Consider a 12-sided fair die. What is the distribution of the number T of rolls required to roll a 1, a 2, a 3, and a 4?
Taking inspiration from the Coupon Collector's Problem, I believe that the expected number of rolls to achieve the goal would be
$$E[T] = \sum\limits_{i=0}^3 \frac{12}{4-i} = 25$$
Similarly, the variance would be
$$Var[T] = \sum\limits_{i=0}^3 \frac{1-\frac{4-i}{12}}{(\frac{4-i}{12})^2} = 180$$
But applying Chebyshev here does not yield very useful bounds. My question is therefore, how would you compute, for example, $P(T=16)$ or $P(T<30)$?
Ideally this could be generalized to a set of k required numbers, not just 4 as in the example.

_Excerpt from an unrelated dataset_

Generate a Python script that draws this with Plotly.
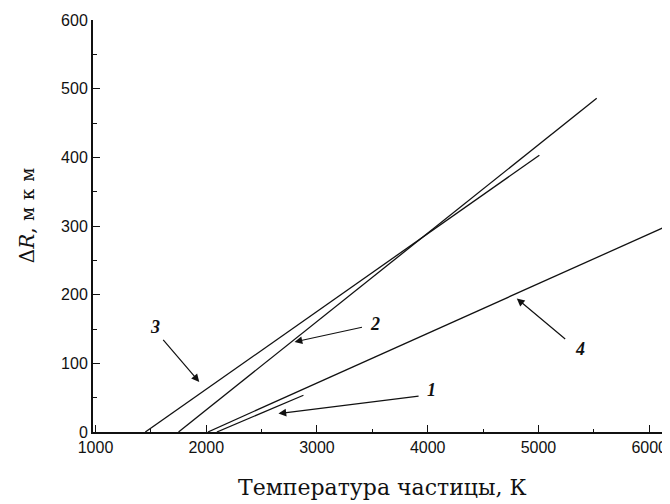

Personally I would call $P(n,b,k,j)$ the probability that after rolling $n$ dice with $b$ sides, $j$ of the target $k$ sides had been found, with the formula
$$P(n+1,b,k,j)= \frac{b-k+j}{b} P(n,b,k,j) + \frac{k+1-j}{b} P(n,b,k,j-1)$$
starting from $P(0,b,k,j)=0$ for $j \not = 0$ and $P(0,b,k,0)=1$.
Then $$\Pr(T \le t) = P(t,b,k,k)$$ and $$\Pr(T = t) = P(t,b,k,k)-P(t-1,b,k,k).$$
So in your example it is not difficult to calculate $\Pr(T = 16) \approx 0.0380722$ and $\Pr(T \le 30) \approx 0.7305294$. Your expected value of $T$ and variance appear to be correct.